Colorado Governor Jared Polis, presumably monitoring Illinois’ proceedings, invoked his authority to veto the bill on June 3. Polis’ letter to the State Senate does a fine job summarizing the situation, including the sage observation “it is questionable whether this bill is fully implementable or operationally feasible.” Amazingly, an Illinois lawmaker was quoted expressing similar concerns in 2024- immediately after voting in favor of the IFPA.  

Given the circumstances, one might reasonably conclude the wave of state initiatives has run its course. Unfortunately, it appears some legislatures haven’t gotten the memo. Just this week the Defense Credit Union Council was in Massachusetts testifying against yet another proposed bill to prohibit assessing interchange on the tax and gratuity portions of a card transaction. Its sponsors claim the bill would- you guessed it- “save small businesses and consumers money.”

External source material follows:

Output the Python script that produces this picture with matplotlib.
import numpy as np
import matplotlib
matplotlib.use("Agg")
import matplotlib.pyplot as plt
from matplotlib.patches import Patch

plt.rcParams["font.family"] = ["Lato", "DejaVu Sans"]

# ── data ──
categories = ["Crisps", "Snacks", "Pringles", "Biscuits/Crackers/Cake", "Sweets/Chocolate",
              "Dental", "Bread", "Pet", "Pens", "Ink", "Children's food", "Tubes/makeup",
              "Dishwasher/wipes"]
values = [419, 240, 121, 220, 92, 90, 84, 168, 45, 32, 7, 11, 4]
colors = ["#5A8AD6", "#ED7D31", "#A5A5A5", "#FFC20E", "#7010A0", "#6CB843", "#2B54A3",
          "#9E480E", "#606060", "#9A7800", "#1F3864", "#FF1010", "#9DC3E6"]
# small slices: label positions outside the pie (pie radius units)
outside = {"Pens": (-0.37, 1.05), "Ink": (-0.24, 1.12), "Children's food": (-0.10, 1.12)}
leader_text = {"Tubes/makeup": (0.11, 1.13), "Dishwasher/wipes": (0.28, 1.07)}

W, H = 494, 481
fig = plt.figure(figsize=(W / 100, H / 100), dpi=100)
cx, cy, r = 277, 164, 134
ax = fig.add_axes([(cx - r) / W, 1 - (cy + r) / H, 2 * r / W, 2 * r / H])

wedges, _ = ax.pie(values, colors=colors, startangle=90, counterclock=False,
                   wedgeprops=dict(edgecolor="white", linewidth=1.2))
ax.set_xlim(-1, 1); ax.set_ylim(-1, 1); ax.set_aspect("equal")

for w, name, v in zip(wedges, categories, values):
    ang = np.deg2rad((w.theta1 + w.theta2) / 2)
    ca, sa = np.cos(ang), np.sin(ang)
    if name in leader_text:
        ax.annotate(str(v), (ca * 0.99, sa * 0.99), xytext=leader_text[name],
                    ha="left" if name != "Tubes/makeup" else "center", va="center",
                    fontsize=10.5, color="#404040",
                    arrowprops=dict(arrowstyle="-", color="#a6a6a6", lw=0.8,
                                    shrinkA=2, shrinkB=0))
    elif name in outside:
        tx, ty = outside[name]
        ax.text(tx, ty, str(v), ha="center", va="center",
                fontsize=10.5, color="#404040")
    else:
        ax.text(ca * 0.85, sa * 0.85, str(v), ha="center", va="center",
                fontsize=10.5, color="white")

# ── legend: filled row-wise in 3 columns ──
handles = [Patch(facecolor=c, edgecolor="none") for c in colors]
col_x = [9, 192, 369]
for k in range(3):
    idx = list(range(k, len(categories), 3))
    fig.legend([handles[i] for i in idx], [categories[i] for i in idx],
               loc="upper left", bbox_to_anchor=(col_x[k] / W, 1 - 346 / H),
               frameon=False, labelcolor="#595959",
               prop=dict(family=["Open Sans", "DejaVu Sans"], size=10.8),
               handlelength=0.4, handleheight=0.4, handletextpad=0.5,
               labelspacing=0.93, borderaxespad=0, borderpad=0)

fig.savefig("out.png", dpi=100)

One week later, a federal court approved a proposed settlement between Visa/Mastercard and merchant groups that has dragged on for… (checks watch)… 21 years. The news was positively received in many circles- V and MA stock both rose on the news- but allow me to leave my party hat on the rack. We’ve been down this path before, multiple times. Earlier “proposed settlements” have been rejected by subsequent judges (most recently in 2024), and merchants have already lined up to object to this one in the forthcoming comment period.

Merchants voiced displeasure before approval of the settlement, but the judge astutely stated, “None of the objectors have persuaded the Court that they will, or even can, get more through trial.” Which returns us to a core issue- this is a dispute better suited for private negotiation- for which merchants continue to gain new leverage- or federal legislation. Card issuers may not like the result of a resulting federal law, but it would at least impose a single standard to manage, and hopefully foster a more considered assessment of the details.

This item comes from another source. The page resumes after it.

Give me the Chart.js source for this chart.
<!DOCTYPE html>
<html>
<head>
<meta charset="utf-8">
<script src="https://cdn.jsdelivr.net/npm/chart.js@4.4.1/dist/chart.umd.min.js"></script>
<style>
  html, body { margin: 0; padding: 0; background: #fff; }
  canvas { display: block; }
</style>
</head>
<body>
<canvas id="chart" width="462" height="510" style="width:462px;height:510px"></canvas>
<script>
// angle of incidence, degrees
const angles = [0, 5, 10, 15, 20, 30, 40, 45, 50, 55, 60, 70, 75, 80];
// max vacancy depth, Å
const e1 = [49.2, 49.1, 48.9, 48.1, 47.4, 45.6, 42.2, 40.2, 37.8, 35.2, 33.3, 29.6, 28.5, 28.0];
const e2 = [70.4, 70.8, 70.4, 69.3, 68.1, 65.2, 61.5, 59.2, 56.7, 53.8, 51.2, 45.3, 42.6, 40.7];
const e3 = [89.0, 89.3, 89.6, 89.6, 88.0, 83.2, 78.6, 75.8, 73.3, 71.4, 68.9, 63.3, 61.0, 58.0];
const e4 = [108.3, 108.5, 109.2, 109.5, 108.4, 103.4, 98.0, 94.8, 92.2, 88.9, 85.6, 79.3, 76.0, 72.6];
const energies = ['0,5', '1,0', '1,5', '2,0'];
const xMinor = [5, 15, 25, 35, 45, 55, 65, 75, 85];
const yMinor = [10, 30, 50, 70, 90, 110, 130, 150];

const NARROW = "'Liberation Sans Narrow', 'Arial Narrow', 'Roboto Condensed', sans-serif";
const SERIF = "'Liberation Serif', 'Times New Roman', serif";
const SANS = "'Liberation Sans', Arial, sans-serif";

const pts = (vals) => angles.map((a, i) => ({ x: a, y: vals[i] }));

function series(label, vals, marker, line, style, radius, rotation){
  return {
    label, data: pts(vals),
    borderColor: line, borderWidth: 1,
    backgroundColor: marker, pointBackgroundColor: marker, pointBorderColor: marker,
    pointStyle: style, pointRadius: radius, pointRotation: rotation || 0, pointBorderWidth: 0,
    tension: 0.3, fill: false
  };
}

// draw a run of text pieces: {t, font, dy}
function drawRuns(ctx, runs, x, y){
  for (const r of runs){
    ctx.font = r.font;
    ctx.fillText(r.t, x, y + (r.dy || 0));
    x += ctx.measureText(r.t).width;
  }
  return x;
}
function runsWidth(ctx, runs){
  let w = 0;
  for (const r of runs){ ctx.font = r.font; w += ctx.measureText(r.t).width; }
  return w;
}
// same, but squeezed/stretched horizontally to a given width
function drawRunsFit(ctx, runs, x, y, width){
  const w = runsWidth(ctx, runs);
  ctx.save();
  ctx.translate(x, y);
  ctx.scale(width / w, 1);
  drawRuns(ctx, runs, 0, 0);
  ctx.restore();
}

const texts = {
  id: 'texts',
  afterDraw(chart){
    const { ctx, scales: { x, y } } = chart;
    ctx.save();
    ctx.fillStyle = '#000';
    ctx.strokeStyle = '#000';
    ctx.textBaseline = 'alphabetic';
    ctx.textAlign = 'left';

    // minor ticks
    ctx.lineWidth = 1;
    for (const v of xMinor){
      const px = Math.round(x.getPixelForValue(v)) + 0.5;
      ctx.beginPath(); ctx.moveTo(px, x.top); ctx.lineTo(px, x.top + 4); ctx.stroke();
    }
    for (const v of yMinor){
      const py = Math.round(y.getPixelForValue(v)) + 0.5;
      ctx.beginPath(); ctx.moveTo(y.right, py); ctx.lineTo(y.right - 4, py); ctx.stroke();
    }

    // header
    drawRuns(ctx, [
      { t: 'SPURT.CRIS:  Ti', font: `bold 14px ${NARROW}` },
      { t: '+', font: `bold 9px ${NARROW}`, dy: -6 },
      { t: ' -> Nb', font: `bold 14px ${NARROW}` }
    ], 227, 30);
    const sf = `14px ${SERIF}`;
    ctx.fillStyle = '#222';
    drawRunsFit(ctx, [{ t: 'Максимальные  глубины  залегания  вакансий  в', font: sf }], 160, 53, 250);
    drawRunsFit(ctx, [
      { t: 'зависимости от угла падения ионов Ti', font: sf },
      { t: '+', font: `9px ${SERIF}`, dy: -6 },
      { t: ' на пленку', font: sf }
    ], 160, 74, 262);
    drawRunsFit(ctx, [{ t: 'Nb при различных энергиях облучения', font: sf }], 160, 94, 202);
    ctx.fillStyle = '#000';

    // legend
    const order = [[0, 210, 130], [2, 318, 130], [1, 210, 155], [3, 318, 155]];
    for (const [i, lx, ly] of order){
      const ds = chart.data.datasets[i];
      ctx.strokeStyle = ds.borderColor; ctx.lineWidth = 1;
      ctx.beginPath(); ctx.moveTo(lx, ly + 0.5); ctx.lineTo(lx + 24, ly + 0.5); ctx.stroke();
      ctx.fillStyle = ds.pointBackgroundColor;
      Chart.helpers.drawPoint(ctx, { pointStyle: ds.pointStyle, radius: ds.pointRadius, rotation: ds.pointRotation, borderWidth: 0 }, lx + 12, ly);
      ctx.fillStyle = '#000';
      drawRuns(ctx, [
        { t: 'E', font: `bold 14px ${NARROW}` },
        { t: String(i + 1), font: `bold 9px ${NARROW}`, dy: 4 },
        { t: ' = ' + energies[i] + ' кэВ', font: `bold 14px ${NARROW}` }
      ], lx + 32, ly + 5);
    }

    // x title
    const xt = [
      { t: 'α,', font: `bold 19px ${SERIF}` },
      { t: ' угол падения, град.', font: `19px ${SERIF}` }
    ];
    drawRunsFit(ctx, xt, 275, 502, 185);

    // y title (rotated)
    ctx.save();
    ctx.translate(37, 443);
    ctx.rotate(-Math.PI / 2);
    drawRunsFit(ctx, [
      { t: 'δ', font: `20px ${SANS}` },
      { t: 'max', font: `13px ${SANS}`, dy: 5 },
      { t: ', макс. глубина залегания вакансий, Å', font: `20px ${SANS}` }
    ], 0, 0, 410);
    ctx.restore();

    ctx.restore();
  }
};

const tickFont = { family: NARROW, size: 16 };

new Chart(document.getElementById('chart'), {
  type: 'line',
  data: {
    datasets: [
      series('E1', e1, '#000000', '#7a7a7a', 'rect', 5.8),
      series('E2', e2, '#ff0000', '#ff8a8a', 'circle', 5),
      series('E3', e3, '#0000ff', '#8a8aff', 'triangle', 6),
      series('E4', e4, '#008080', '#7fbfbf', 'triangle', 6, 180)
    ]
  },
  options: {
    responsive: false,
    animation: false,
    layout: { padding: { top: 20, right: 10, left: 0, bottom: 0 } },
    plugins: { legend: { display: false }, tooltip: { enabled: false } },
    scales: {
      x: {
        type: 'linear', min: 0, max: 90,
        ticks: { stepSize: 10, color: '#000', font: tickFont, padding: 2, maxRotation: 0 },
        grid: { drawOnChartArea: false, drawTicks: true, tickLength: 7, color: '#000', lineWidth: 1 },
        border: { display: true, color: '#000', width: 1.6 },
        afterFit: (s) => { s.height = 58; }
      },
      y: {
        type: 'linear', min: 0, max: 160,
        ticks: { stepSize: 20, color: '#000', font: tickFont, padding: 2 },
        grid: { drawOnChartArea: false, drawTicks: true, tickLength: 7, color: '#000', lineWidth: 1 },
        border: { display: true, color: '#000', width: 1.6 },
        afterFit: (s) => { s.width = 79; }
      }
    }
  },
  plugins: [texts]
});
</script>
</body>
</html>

EPILOGUE- For good measure, Louisiana entered the fray with a quirky twist focused solely on debit cards. Effective August 1 of this year, surcharging on debit card transactions in the Pelican State will be prohibited– a remarkably quick turnaround for a law signed on June 2. On one level, this restriction is more defensible than interchange-focused efforts. Most critically, it does not require intricate changes to network systems. However, the Durbin Amendment supposedly already achieved the goal of slashing debit acceptance cost. So why are still seeking savings?

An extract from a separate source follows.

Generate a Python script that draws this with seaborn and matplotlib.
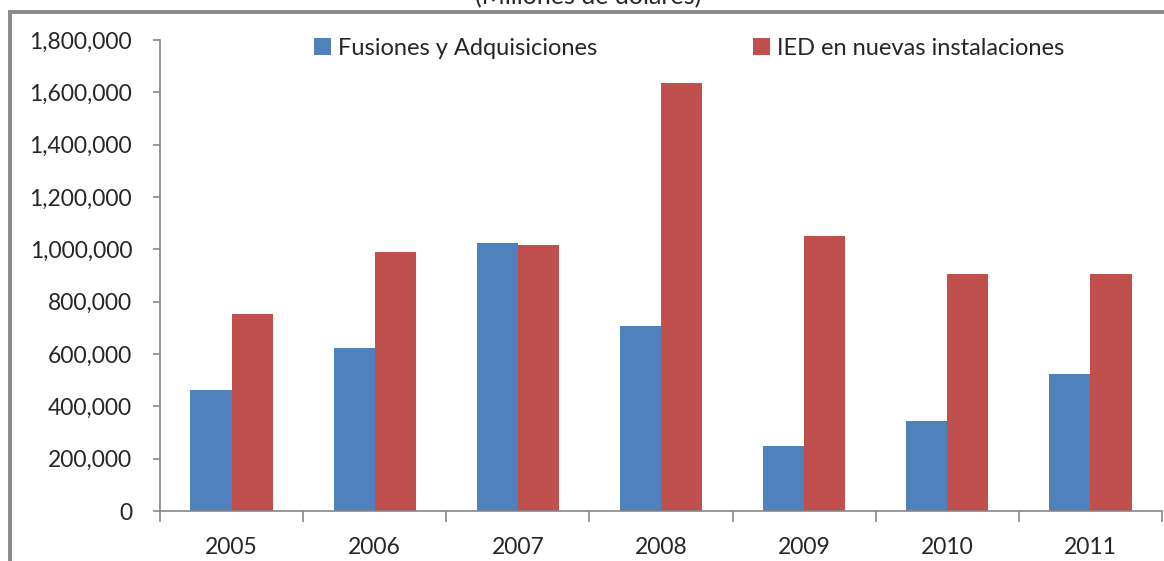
import seaborn as sns
import pandas as pd
import matplotlib.pyplot as plt
from matplotlib.ticker import FuncFormatter, FixedLocator

years = ['2005', '2006', '2007', '2008', '2009', '2010', '2011']
fusiones = [462000, 623000, 1023000, 707000, 248000, 344000, 524000]
ied_nuevas = [753000, 990000, 1016000, 1635000, 1051000, 906000, 906000]
series = ['Fusiones y Adquisiciones', 'IED en nuevas instalaciones']
colors = ['#4F81BD', '#C0504D']

df = pd.DataFrame({
    'year': years * 2,
    'value': fusiones + ied_nuevas,
    'serie': [series[0]] * len(years) + [series[1]] * len(years),
})

sns.set_style('white')
plt.rcParams['font.family'] = ['Lato', 'DejaVu Sans']

fig = plt.figure(figsize=(11.64, 5.61), dpi=100)

ax = fig.add_axes([160 / 1164, 1 - 511 / 561, 1002 / 1164, 471 / 561])

sns.barplot(data=df, x='year', y='value', hue='serie', palette=colors,
            width=0.575, saturation=1, linewidth=0, ax=ax)

ax.set_xlim(-0.5, 6.5)
ax.set_ylim(0, 1800000)
ax.set_yticks(range(0, 1800001, 200000))
ax.yaxis.set_major_formatter(FuncFormatter(lambda v, p: f'{int(v):,}'))
ax.set_xlabel('')
ax.set_ylabel('')

# ticks between categories, labels centered
ax.xaxis.set_minor_locator(FixedLocator([i - 0.5 for i in range(len(years) + 1)]))
ax.tick_params(axis='x', which='major', length=0, pad=19, labelsize=16.5)
ax.tick_params(axis='x', which='minor', length=8, width=1.2, color='#868686', bottom=True)
ax.tick_params(axis='y', which='major', length=5, width=1.2, color='#868686',
               pad=15, labelsize=16.5, left=True)

for side in ['top', 'right']:
    ax.spines[side].set_visible(False)
for side in ['left', 'bottom']:
    ax.spines[side].set_color('#868686')
    ax.spines[side].set_linewidth(1.2)

leg = ax.legend(loc='upper left', bbox_to_anchor=(0.14, 1.035), ncol=2, frameon=False,
                fontsize=17, handlelength=0.7, handleheight=0.7, handletextpad=0.3,
                columnspacing=6.6, borderaxespad=0.2)

# overlay axes in pixel coordinates for the outer chart frame and the cut-off title
bg = fig.add_axes([0, 0, 1, 1], zorder=10)
bg.set_xlim(0, 1164)
bg.set_ylim(561, 0)
bg.axis('off')
bg.plot([9.5, 9.5, 1170], [570, 11.5, 11.5], color='#8A8A8A', linewidth=2.8,
        solid_joinstyle='miter', solid_capstyle='butt', clip_on=False)
bg.text(588, 4, '(Millones de dólares)', ha='center', va='baseline', fontsize=18)

fig.savefig('out.png', dpi=100)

In a perverse way, Louisiana’s law could provide a benefit in waking up merchants to an overlooked reality that muddles the entire interchange debate. I’d bet most merchants (or at least their front line staff) don’t notice whether a customer has presented a debit or credit card. The interchange fees imposed by Visa/Mastercard on these are very different; to an SMB they look the same, however, because middleman processors charge a blended rate in the name of simplicity. Perhaps the education required to discern between these card types, and the reasons for doing so, will drive a constructive shift in the dynamics of this endless battle.